I have had fabulous success parsing a few hundred PDF files except for one holdout. You notice while using the following statement: table_finder = page.debug_tablefinder(table_settings={"vertical_strategy": "lines", "horizontal_strategy": "lines","edge_min_length": 50})
I get a great visual identification of the margins of the table . Yet when I extract the text the last items in the list get parsed incorrectly on a few lines. Note empty strings on line 4 and 6 then combined icons on lines 5 and 7. This is NOT due their being symbols-innumerable other tables are parsed just fine. I notice the 4th and 6th row height is relatively short-might that be the culprit and if so how might I address it?

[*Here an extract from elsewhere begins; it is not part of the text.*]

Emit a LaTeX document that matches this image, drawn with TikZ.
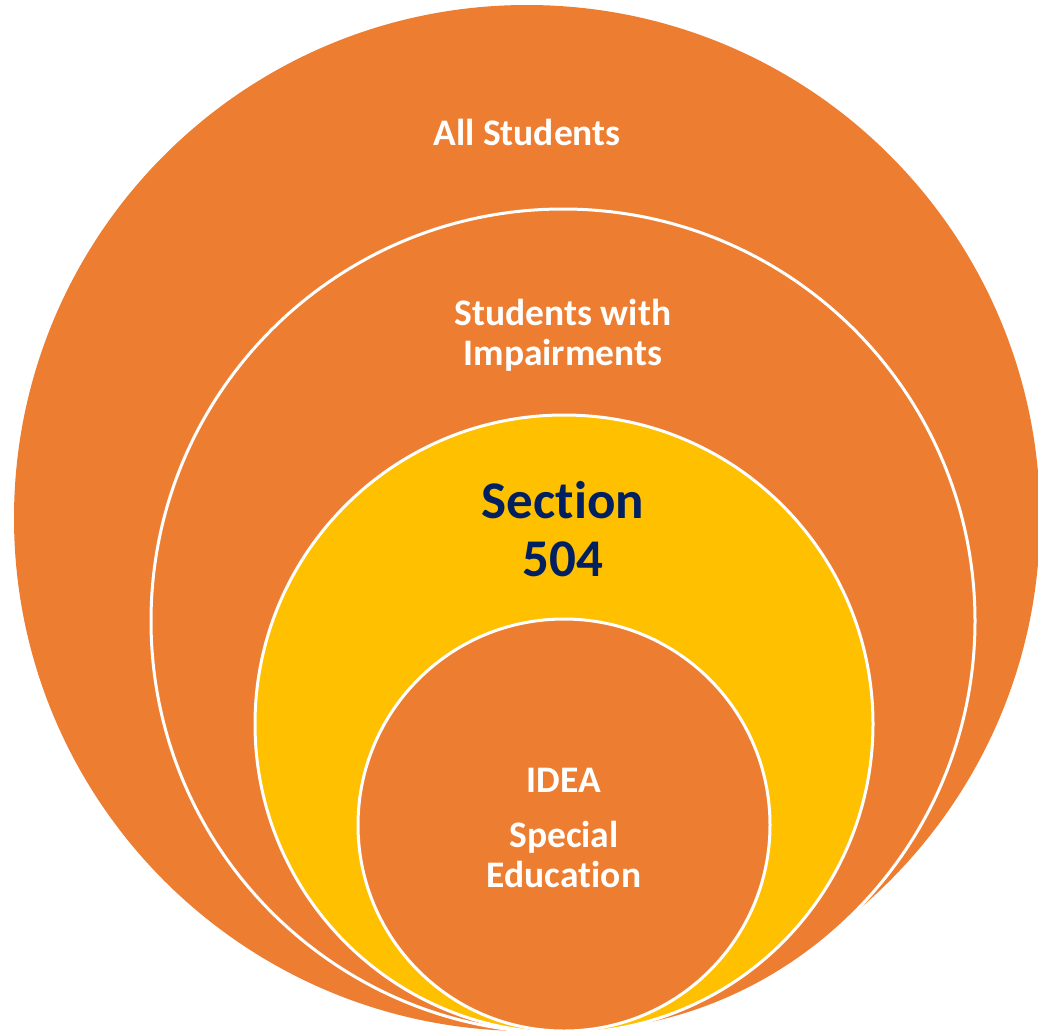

[Procedure', 'Appropriateness Category', 'Relative Radiation Level']
[MRI cervical spine without IV contrast', 'Usually Appropriate', 'O']
[CT cervical spine without IV contrast', 'May Be Appropriate', '☢☢☢']
[Radiography cervical spine', 'May Be Appropriate (Disagreement)', '']
[MRI cervical spine without and with IV\ncontrast', 'Usually Not Appropriate', '☢☢\nO']
[Radiographic myelography cervical spine', 'Usually Not Appropriate', '']
[CT myelography cervical spine', 'Usually Not Appropriate', '☢☢☢\n☢☢☢☢']
[CT cervical spine with IV contrast', 'Usually Not Appropriate', '☢☢☢']
[CT cervical spine without and with IV\ncontrast', 'Usually Not Appropriate', '☢☢☢']
[CTA neck with IV contrast', 'Usually Not Appropriate', '☢☢☢']
[Discography cervical spine', 'Usually Not Appropriate', '☢☢']
[Facet injection/medial branch block cervical\nspine', 'Usually Not Appropriate', '☢☢']
[MRA neck with IV contrast', 'Usually Not Appropriate', 'O']
[MRA neck without IV contrast', 'Usually Not Appropriate', 'O']
[MRI cervical spine with IV contrast', 'Usually Not Appropriate', 'O']
[Bone scan whole body with SPECT or\nSPECT/CT neck', 'Usually Not Appropriate', '☢☢☢']